Profecías deflacionistas

La amenaza de deflación es la nueva frontera del pánico económico. La raíz del miedo deflacionista es, como no podía ser de otra forma, la depresión de 1929, una crisis en cuyo origen aparecen episodios de hundimientos de precios que los economistas exquisitos atribuyen a excesos de la oferta sobre la demanda después de la Gran Guerra y que, precisamente por ellos, tuvo una convalecencia difícil y prolongada. El pavor a la deflación explica la desaforada carrera por generar una liquidez de proporciones oceánicas iniciada por el tándem Bernanke-Paulson en EE UU, con resultados o éxitos perfectamente descriptibles hasta el momento. Una característica de los pánicos ancestrales es que no cesan hasta que aparecen otros nuevos, y, lo que es peor, se agudizan cuando aparece el menor síntoma que parece confirmarlos, como el hipocondriaco se alarma hasta la exasperación ante cualquier malestar momentáneo. Es inútil negar que el riesgo existe, pero se trata de calcular su probabilidad y las condiciones en las que ese riesgo puede multiplicarse o concretarse de forma catastrófica.

Para diagnosticar un estado de deflación no basta con que se produzcan tasas negativas de inflación de manera circunstancial; de hecho, es más que probable que en la zona euro se produzcan tasas de inflación negativas en mayo, junio y julio, y que una situación similar se produzca en España entre mayo y septiembre.

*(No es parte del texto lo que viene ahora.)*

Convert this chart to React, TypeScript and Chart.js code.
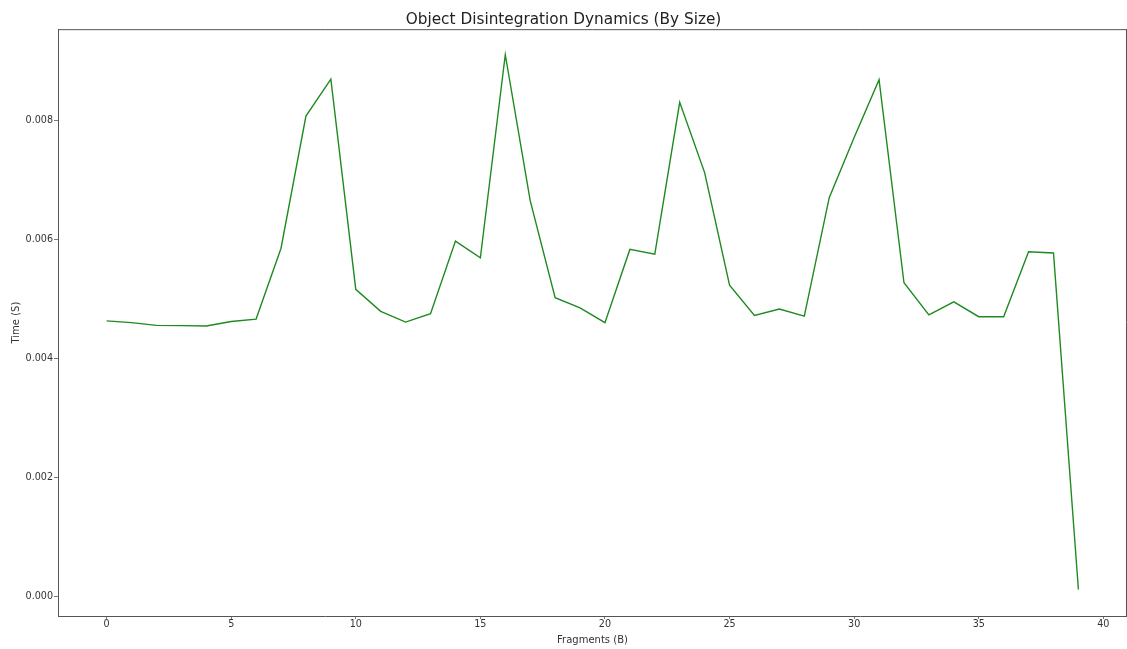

La evolución de los precios en enero ya sugiere ese descenso, con la tasa interanual de inflación registrada del 0,8%, la más baja de los últimos 40 años. Esta caída se debe en parte a la depresión de la demanda de bienes y servicios y en parte a efectos estadísticos, es decir, la comparación con las subidas de precios causadas por el petróleo en 2008. Pero la deflación genuina y peligrosa requiere al menos una tasa de inflación negativa durante un año y la expectativa generalizada en todos los agentes económicos y mercados de que los precios van a seguir bajando de forma indefinida o durante un plazo indeterminado, de forma que se considera conveniente aplazar decisiones de consumo. Eso sucede en España con el mercado de la vivienda.

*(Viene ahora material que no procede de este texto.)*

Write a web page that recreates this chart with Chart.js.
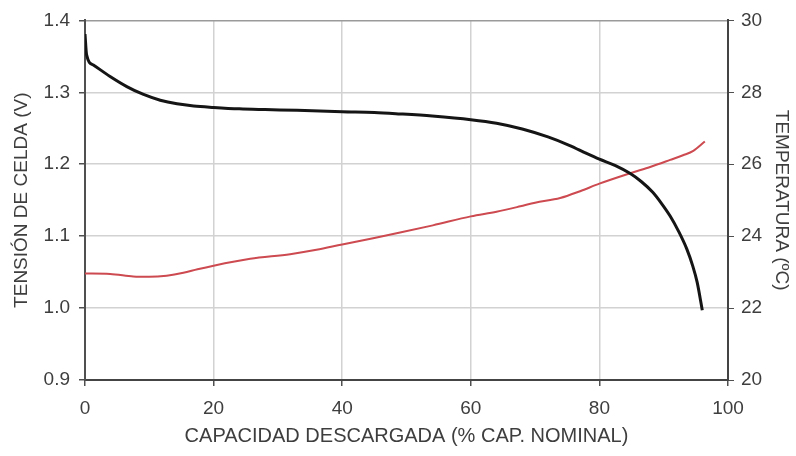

Ese estado de ánimo deflacionista es el que impide el crecimiento y tiene consecuencias devastadoras para todos aquellos agentes económicos que sufren un elevado endeudamiento. En Europa, la probabilidad de que se inicie una etapa deflacionista es muy reducida, aunque no debe descartarse sin más. Dependerá principalmente de la evolución del mercado crediticio. Si las instituciones financieras no canalizan esos océanos de liquidez servicialmente creados por los bancos centrales hacia el crédito, el retroceso de la demanda interna acabará por hacer buena la profecía deflacionista.

La probabilidad de deflación queda reducida además por la presunción de que los Gobiernos tendrán que generar, por las buenas o por las malas, liquidez suficiente para financiar los elevados déficit públicos que se esperan como efecto principal de los cuantiosos programas de estímulo económico y los costes sociales derivados de la recesión. El tratamiento del riesgo deflacionista es tan poco original como el de la propia recesión: estimular la demanda.